Your instructions -
Retype word for word the first line of the listing and each line after it up to the line with "Chart.register(...registerables);", with the pictures taken out.

-- start of Available records --

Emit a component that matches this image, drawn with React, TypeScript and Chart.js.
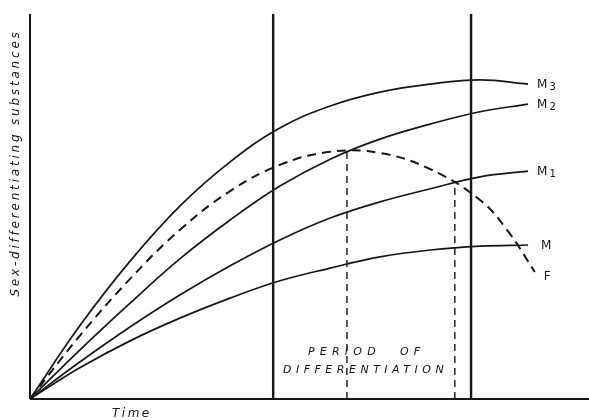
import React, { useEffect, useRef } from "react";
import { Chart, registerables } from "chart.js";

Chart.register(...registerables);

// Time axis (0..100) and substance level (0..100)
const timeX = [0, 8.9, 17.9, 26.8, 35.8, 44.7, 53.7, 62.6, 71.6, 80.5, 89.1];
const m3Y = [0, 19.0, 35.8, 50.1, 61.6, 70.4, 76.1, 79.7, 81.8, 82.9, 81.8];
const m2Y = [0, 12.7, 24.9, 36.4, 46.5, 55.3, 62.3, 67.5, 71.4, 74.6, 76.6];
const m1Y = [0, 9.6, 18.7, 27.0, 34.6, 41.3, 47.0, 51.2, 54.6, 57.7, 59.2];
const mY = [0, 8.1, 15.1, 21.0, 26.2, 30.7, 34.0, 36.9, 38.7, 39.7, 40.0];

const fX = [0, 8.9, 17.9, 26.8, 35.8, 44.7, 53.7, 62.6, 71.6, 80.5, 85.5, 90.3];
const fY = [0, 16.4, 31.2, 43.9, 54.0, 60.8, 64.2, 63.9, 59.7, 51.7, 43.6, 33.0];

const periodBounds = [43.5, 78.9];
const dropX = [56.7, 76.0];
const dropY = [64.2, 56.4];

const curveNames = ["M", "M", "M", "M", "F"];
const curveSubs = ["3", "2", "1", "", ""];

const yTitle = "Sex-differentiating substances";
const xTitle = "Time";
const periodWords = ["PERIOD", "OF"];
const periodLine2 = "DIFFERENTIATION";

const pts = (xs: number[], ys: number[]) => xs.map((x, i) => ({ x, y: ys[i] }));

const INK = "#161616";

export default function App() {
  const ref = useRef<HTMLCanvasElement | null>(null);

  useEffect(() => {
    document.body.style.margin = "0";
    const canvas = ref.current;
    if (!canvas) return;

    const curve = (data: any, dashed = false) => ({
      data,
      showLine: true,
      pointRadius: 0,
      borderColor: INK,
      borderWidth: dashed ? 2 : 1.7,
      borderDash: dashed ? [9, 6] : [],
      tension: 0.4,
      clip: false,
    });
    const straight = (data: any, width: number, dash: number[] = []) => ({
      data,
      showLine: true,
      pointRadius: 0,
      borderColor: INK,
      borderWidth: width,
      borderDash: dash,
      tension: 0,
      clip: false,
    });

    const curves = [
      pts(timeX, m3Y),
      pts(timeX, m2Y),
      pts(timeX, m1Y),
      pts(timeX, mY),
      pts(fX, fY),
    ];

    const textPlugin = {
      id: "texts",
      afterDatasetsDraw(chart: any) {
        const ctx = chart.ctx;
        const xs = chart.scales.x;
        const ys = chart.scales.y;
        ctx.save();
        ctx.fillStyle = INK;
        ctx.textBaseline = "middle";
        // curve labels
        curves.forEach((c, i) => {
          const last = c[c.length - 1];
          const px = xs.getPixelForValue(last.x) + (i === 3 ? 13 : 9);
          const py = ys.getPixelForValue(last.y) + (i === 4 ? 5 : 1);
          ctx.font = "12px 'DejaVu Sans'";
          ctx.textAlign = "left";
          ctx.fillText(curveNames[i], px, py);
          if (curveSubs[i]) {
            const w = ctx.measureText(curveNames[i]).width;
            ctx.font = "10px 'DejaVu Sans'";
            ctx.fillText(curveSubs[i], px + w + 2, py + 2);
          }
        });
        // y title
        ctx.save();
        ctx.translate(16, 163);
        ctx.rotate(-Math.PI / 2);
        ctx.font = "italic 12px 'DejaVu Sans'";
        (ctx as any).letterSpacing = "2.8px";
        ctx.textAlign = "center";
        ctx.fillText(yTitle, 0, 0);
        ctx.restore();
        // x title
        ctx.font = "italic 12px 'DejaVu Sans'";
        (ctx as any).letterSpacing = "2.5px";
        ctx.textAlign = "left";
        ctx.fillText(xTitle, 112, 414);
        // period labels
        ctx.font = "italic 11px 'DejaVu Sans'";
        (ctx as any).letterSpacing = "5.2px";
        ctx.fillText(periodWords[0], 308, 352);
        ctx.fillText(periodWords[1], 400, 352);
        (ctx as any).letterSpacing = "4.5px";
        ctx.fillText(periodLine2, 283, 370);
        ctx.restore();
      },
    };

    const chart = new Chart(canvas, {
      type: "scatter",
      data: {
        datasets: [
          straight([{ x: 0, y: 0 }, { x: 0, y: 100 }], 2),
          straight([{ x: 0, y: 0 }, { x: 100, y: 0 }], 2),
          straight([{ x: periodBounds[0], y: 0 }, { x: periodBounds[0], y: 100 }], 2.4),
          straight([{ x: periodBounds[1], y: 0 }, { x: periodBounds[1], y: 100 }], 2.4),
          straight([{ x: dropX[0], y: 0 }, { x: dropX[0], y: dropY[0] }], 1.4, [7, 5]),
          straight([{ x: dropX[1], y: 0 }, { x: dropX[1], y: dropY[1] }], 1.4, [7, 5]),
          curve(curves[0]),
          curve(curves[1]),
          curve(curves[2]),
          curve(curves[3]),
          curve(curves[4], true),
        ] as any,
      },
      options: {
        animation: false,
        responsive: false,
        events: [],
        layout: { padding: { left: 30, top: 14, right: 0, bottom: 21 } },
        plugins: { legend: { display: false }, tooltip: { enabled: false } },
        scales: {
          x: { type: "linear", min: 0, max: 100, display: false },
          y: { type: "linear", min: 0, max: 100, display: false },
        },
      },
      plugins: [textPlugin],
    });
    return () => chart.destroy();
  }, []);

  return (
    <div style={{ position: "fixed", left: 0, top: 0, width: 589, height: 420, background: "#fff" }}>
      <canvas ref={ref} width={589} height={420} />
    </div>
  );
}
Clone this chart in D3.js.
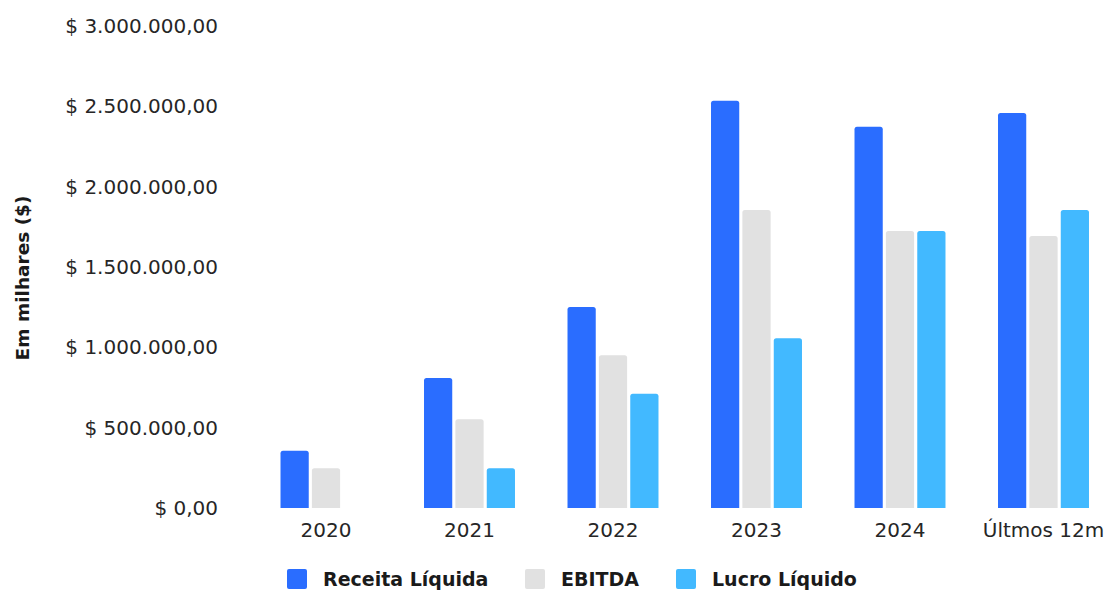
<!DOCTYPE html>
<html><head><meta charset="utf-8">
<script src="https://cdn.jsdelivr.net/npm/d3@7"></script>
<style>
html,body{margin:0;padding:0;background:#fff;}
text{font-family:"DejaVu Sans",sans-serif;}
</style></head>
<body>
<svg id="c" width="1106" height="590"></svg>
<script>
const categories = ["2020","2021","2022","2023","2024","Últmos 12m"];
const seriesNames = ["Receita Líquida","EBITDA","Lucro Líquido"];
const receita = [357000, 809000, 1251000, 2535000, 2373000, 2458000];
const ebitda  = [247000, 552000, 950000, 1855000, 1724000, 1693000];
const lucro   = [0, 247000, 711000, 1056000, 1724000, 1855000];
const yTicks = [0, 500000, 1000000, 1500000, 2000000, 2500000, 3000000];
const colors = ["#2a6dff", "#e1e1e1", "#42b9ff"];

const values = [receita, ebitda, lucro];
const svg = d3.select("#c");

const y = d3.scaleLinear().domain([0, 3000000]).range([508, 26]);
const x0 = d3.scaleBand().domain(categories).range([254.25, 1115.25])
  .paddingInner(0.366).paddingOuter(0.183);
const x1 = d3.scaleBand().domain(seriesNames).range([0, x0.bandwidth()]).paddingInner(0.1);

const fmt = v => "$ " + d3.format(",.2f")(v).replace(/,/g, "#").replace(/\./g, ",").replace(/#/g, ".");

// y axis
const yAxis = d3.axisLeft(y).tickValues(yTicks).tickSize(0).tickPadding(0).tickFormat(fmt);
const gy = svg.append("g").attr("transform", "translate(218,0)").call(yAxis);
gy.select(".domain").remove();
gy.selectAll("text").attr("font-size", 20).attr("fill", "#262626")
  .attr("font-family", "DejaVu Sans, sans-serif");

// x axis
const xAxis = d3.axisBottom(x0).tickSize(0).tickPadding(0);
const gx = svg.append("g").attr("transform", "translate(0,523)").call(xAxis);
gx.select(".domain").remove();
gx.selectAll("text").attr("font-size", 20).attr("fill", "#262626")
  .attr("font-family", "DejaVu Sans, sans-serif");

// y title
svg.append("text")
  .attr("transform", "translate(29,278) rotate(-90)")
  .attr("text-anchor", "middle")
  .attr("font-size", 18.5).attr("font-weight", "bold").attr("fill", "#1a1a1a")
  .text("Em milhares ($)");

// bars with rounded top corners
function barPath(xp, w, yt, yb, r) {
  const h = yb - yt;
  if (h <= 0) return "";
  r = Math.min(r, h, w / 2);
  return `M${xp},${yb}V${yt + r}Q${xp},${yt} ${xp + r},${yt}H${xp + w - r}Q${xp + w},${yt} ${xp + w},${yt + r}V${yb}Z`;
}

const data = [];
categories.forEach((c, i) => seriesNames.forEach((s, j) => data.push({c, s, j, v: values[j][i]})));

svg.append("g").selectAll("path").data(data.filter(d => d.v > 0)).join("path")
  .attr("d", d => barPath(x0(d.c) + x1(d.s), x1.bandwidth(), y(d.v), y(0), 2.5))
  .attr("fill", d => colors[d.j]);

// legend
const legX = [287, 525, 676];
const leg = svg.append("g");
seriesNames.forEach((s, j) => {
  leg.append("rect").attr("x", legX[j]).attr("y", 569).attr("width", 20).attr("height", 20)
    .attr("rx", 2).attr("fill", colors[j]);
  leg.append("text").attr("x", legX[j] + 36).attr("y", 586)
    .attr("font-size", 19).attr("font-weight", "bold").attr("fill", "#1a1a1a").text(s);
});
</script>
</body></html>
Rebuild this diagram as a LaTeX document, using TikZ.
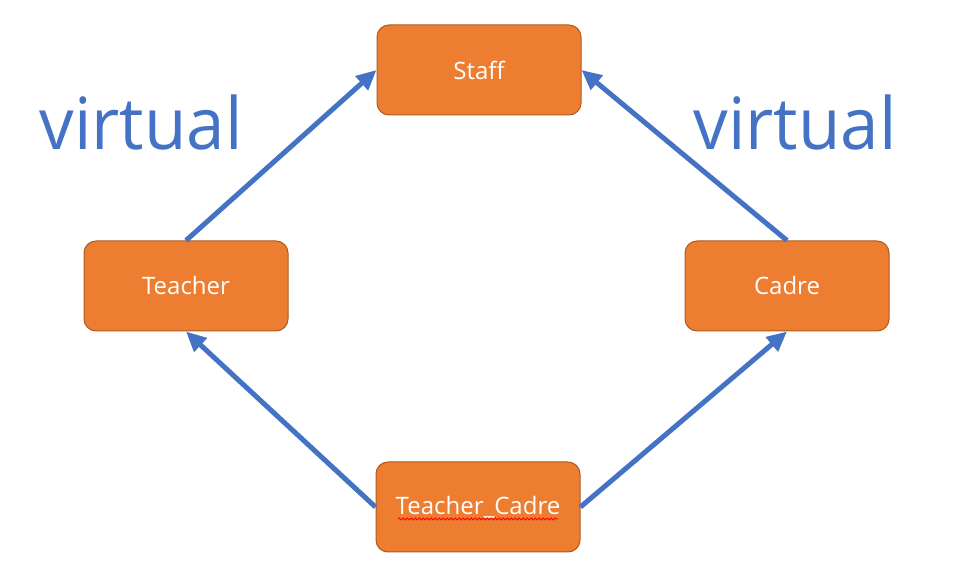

-- end of Available records --

Exercise answer -
Emit a component that matches this image, drawn with React, TypeScript and Chart.js.
import React, { useEffect, useRef } from "react";
import { Chart, registerables } from "chart.js";

Chart.register(...registerables);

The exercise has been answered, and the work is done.